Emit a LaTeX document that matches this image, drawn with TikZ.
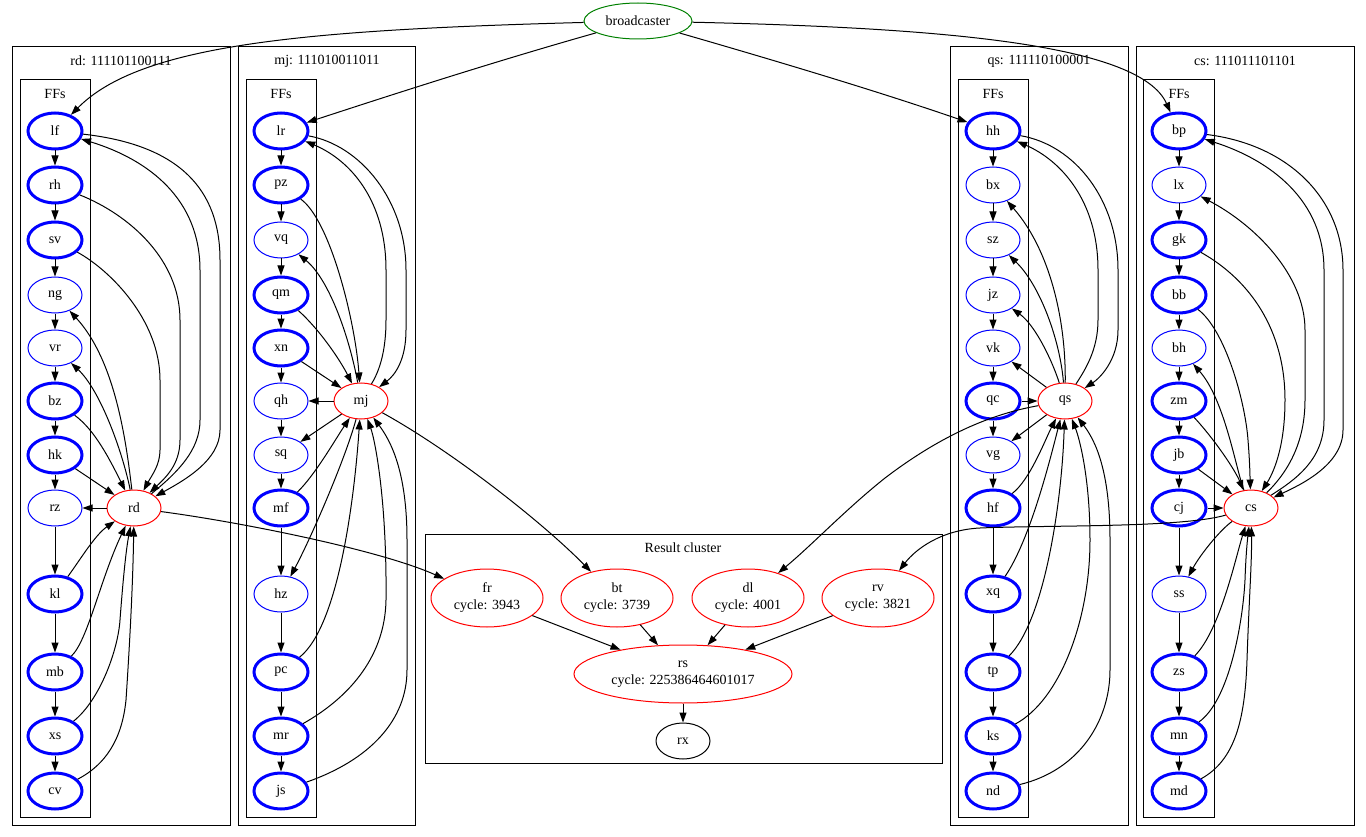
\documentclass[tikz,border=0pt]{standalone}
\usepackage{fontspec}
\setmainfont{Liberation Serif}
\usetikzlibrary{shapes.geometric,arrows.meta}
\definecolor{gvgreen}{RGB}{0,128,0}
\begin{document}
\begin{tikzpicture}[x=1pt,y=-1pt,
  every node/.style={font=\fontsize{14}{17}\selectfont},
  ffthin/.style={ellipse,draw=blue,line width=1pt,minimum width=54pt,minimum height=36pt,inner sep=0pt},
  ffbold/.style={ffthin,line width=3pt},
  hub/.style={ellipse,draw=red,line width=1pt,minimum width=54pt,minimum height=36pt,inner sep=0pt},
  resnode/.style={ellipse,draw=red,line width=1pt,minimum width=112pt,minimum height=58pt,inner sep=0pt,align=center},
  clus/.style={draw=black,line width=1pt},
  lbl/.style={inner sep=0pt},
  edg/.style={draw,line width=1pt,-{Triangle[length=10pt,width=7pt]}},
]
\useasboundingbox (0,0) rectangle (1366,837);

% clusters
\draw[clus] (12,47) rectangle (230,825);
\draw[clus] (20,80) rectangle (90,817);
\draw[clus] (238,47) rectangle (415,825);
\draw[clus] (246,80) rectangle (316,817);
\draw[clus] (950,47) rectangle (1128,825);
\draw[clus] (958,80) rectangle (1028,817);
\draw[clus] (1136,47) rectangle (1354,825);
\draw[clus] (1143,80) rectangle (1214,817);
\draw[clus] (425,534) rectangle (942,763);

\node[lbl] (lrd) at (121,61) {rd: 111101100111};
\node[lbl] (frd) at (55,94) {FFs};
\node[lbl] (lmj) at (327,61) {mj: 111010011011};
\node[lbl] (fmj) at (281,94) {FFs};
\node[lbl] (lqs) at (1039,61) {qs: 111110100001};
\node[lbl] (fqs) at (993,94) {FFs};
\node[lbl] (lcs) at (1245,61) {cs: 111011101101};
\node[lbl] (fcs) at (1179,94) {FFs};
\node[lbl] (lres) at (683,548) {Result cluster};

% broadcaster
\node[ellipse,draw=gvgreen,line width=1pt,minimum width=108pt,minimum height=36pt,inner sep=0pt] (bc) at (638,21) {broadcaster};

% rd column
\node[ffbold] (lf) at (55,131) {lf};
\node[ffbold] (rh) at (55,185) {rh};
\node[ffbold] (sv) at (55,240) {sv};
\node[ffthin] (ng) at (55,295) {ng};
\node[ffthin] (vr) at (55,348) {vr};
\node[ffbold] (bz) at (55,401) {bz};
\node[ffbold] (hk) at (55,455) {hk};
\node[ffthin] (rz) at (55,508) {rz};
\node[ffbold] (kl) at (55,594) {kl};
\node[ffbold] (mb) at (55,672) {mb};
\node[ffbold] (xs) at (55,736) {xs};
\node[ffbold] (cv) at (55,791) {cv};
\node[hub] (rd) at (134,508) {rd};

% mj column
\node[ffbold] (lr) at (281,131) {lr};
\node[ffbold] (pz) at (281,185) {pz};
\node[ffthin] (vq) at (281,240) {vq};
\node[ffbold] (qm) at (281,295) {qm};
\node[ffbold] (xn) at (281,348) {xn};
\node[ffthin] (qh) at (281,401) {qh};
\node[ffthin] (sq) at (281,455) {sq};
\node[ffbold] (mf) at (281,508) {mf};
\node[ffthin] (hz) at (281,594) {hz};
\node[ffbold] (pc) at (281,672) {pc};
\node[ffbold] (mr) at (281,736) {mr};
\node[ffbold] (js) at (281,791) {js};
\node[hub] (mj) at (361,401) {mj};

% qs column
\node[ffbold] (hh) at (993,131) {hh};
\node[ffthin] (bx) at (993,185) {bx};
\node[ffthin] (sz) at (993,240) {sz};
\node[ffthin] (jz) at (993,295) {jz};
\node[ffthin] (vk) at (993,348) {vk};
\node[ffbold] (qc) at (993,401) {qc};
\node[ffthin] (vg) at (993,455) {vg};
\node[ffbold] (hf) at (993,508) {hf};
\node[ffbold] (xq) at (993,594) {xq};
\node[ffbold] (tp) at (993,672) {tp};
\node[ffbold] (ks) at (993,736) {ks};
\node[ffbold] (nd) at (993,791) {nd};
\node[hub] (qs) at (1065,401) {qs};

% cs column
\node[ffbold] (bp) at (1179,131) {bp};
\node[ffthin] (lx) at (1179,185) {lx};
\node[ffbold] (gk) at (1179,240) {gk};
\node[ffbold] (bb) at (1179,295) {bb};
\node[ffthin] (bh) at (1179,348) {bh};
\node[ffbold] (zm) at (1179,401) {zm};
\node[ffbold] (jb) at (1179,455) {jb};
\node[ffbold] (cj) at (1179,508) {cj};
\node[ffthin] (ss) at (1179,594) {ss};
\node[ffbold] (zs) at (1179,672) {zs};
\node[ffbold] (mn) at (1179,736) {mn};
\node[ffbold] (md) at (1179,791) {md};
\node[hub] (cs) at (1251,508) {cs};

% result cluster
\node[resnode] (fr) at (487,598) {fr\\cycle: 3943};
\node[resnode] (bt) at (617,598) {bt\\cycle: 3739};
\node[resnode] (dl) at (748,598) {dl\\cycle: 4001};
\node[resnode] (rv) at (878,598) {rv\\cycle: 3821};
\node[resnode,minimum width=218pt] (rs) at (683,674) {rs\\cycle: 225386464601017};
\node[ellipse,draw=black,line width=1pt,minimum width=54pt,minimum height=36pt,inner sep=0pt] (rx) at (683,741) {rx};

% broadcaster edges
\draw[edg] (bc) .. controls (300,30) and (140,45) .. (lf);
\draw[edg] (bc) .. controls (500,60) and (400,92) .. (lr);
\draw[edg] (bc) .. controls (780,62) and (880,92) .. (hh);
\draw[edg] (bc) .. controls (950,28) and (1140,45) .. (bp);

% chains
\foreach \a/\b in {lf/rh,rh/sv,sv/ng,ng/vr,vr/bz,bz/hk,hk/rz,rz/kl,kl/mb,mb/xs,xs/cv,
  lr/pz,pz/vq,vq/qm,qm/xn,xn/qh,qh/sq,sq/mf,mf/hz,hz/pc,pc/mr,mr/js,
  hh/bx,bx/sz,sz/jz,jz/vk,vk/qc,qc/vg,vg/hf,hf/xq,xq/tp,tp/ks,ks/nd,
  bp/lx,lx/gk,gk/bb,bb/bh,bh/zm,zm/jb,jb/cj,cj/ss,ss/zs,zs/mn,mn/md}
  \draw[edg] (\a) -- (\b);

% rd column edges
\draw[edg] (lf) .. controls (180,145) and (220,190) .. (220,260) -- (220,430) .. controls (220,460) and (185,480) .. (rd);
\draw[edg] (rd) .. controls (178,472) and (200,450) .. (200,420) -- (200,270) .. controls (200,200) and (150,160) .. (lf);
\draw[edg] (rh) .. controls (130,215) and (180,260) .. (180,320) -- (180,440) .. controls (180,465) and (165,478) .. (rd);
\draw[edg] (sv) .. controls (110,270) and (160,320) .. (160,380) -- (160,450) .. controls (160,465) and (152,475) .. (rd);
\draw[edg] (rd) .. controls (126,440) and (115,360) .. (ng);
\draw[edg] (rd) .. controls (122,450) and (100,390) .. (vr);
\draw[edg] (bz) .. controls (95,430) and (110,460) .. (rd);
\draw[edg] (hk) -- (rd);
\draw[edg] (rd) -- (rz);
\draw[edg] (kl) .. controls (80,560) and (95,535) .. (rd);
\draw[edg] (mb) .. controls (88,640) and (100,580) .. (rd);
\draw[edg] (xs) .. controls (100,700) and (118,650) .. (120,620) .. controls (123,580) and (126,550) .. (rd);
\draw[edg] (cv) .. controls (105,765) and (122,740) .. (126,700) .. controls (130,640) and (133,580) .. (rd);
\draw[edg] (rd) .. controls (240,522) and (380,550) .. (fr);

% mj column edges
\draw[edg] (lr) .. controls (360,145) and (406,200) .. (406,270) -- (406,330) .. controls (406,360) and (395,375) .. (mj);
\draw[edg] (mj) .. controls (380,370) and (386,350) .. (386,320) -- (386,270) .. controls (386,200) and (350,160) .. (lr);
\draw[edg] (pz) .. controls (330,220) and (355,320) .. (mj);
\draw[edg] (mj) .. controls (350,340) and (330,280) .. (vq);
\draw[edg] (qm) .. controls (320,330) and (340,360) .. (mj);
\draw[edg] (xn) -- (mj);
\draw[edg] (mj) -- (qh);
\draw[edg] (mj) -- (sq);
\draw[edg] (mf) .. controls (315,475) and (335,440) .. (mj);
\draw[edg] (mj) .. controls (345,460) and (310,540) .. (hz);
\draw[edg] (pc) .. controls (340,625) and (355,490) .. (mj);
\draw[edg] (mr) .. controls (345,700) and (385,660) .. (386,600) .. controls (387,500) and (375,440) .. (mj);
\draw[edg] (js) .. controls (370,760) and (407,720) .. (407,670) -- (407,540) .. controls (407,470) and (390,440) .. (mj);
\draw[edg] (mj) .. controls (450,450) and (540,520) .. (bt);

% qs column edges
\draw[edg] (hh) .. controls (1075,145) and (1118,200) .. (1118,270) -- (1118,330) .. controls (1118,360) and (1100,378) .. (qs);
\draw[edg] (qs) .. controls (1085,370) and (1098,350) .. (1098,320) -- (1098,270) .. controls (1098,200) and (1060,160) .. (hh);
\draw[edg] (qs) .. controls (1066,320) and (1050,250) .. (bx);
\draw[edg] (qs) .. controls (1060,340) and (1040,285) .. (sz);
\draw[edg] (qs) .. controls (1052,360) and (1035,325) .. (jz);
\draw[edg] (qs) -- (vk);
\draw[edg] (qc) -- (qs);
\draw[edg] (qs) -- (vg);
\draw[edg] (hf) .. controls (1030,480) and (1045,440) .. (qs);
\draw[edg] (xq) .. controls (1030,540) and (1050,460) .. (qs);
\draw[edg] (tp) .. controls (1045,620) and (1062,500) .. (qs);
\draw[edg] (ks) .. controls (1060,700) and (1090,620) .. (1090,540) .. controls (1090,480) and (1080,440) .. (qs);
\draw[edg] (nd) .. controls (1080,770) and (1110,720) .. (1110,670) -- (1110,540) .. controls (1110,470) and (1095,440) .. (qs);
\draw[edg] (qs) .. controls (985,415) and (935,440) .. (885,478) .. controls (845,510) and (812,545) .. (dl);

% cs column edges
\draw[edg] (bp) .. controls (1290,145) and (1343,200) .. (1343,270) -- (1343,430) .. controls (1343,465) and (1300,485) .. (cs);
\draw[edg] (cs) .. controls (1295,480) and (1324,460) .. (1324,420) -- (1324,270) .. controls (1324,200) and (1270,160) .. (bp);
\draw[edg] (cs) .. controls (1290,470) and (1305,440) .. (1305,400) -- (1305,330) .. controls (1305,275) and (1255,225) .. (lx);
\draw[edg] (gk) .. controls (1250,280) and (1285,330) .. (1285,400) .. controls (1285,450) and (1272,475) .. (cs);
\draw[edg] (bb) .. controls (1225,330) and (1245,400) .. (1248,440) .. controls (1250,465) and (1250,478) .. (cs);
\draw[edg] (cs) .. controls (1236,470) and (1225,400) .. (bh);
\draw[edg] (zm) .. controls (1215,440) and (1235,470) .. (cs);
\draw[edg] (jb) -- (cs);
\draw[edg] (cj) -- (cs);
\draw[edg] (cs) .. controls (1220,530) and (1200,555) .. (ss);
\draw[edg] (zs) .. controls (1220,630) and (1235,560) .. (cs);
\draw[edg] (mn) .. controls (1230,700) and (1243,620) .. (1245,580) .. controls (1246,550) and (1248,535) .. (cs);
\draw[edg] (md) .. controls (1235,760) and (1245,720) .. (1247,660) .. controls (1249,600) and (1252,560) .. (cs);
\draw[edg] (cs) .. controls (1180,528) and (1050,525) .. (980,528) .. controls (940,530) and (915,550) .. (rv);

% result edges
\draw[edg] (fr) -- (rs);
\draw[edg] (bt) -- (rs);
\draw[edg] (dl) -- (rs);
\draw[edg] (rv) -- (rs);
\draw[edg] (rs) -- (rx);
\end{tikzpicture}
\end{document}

What the task requires => Reproduce exactly the run of lines that opens the listing and closes with the line holding "width=1pt,minimum width=108pt,minimum height=36pt,inner". Pictures are excluded.

Completed task =>
Emit a LaTeX document that matches this image, drawn with TikZ.
\documentclass[tikz,border=0pt]{standalone}
\usepackage{fontspec}
\setmainfont{Liberation Serif}
\usetikzlibrary{shapes.geometric,arrows.meta}
\definecolor{gvgreen}{RGB}{0,128,0}
\begin{document}
\begin{tikzpicture}[x=1pt,y=-1pt,
  every node/.style={font=\fontsize{14}{17}\selectfont},
  ffthin/.style={ellipse,draw=blue,line width=1pt,minimum width=54pt,minimum height=36pt,inner sep=0pt},
  ffbold/.style={ffthin,line width=3pt},
  hub/.style={ellipse,draw=red,line width=1pt,minimum width=54pt,minimum height=36pt,inner sep=0pt},
  resnode/.style={ellipse,draw=red,line width=1pt,minimum width=112pt,minimum height=58pt,inner sep=0pt,align=center},
  clus/.style={draw=black,line width=1pt},
  lbl/.style={inner sep=0pt},
  edg/.style={draw,line width=1pt,-{Triangle[length=10pt,width=7pt]}},
]
\useasboundingbox (0,0) rectangle (1366,837);

% clusters
\draw[clus] (12,47) rectangle (230,825);
\draw[clus] (20,80) rectangle (90,817);
\draw[clus] (238,47) rectangle (415,825);
\draw[clus] (246,80) rectangle (316,817);
\draw[clus] (950,47) rectangle (1128,825);
\draw[clus] (958,80) rectangle (1028,817);
\draw[clus] (1136,47) rectangle (1354,825);
\draw[clus] (1143,80) rectangle (1214,817);
\draw[clus] (425,534) rectangle (942,763);

\node[lbl] (lrd) at (121,61) {rd: 111101100111};
\node[lbl] (frd) at (55,94) {FFs};
\node[lbl] (lmj) at (327,61) {mj: 111010011011};
\node[lbl] (fmj) at (281,94) {FFs};
\node[lbl] (lqs) at (1039,61) {qs: 111110100001};
\node[lbl] (fqs) at (993,94) {FFs};
\node[lbl] (lcs) at (1245,61) {cs: 111011101101};
\node[lbl] (fcs) at (1179,94) {FFs};
\node[lbl] (lres) at (683,548) {Result cluster};

% broadcaster
\node[ellipse,draw=gvgreen,line width=1pt,minimum width=108pt,minimum height=36pt,inner sep=0pt] (bc) at (638,21) {broadcaster};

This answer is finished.